Bringing Christmas cheer to families in need

Colesen Ford can't remember a single Christmas morning when he woke up and there weren't any presents under the tree. But he knows that some kids aren't so lucky.

Colesen Ford can’t remember a single Christmas morning when he woke up and there weren’t any presents under the tree. But he knows that some kids aren’t so lucky.

That’s why the Grade 9 student at Porter Creek Secondary School is taking part in the Share the Spirit fundraising campaign this year.

The money goes towards buying toys and food hampers for local families in need.

“I wanted to give somebody that doesn’t get a Christmas, Christmas,” Ford said during a pancake breakfast at the school yesterday.

“It’s my first time taking part in something like this and I’m excited to help. I never grew up without Christmas so it’s something I want to give to kids this year.”

It’s also the first year Porter Creek Secondary is involved with Share the Spirit, although the fundraiser has been around for more than a decade.

Kyla Greve is a teacher at the school who is spearheading the effort this year.

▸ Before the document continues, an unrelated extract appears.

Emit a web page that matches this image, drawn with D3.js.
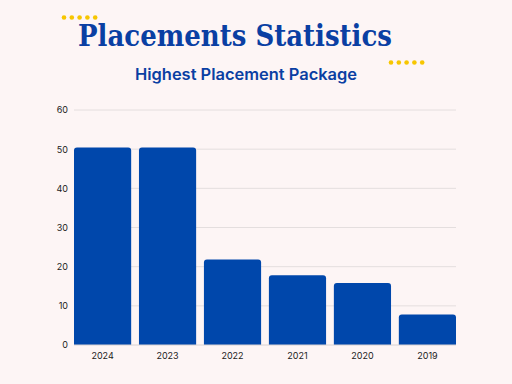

Teachers and students sponsor children for $50 each and then go buy presents for them on the 15th.

The next day, they gift-wrap and deliver them to the Kinette Club of Whitehorse, a non-profit that distributes the toys and food.

“We’ve been fundraising since the beginning of November and so far we’ve raised enough to sponsor 25 children,” Greve said.

The classes have been raising money through bake sales and donations, mostly.

“I’ve done it at the last school I worked at and everybody was into it there. It’s the greatest feeling to get presents in the morning as a child so being able to share that feeling with other children is what I go for.

“All first morning teachers are sponsoring a child but they also have the choice of raising money for a $100 food hamper, too.”

Greve said her goal this year is to raise enough money to sponsor 30 children.

The deadline is Monday, so the pancake breakfast was part of the final push to reach that goal.

Greve and her students in the cafeteria class have also been selling ice cream, cake pops and brownies to raise extra money for the cause.

“The kids are really into it,” she said.

“One student was very excited that she raised her $50 because when she was younger, she used to get presents from the Share the Spirit program. I think it’s an easy buy-in for students to get involved.”

Greve said she hopes to turn it into an annual event and keep the entire school involved.

Val Bumstead, president of the Kinette Club, has been with the non-profit since its inception in 1998.

She said she’s witnessed a steady increase in demand coming from families in need.

Last year, the Kinettes helped approximately 280 families and more than 600 children.

The organization gets referrals from various agencies in town. This year, however, they had to cap the number of families at 200.

“Last year we kept on getting more and more families and went over our limit,” she said.

“It gets so difficult to put it all together if you keep adding to it. It’s quite a chore to get everything organized so we decided to cap it.”

Bumstead said several other schools take part in the fundraiser, including Vanier Catholic Secondary School, which has been doing it for many years.

But in the end the cause isn’t successful without its volunteers, she added.

“We couldn’t do it without the community,” she said.

“They’re the ones that volunteer their time to help us out, we just put it all together in the end. If we didn’t have the community behind us, the program wouldn’t work.”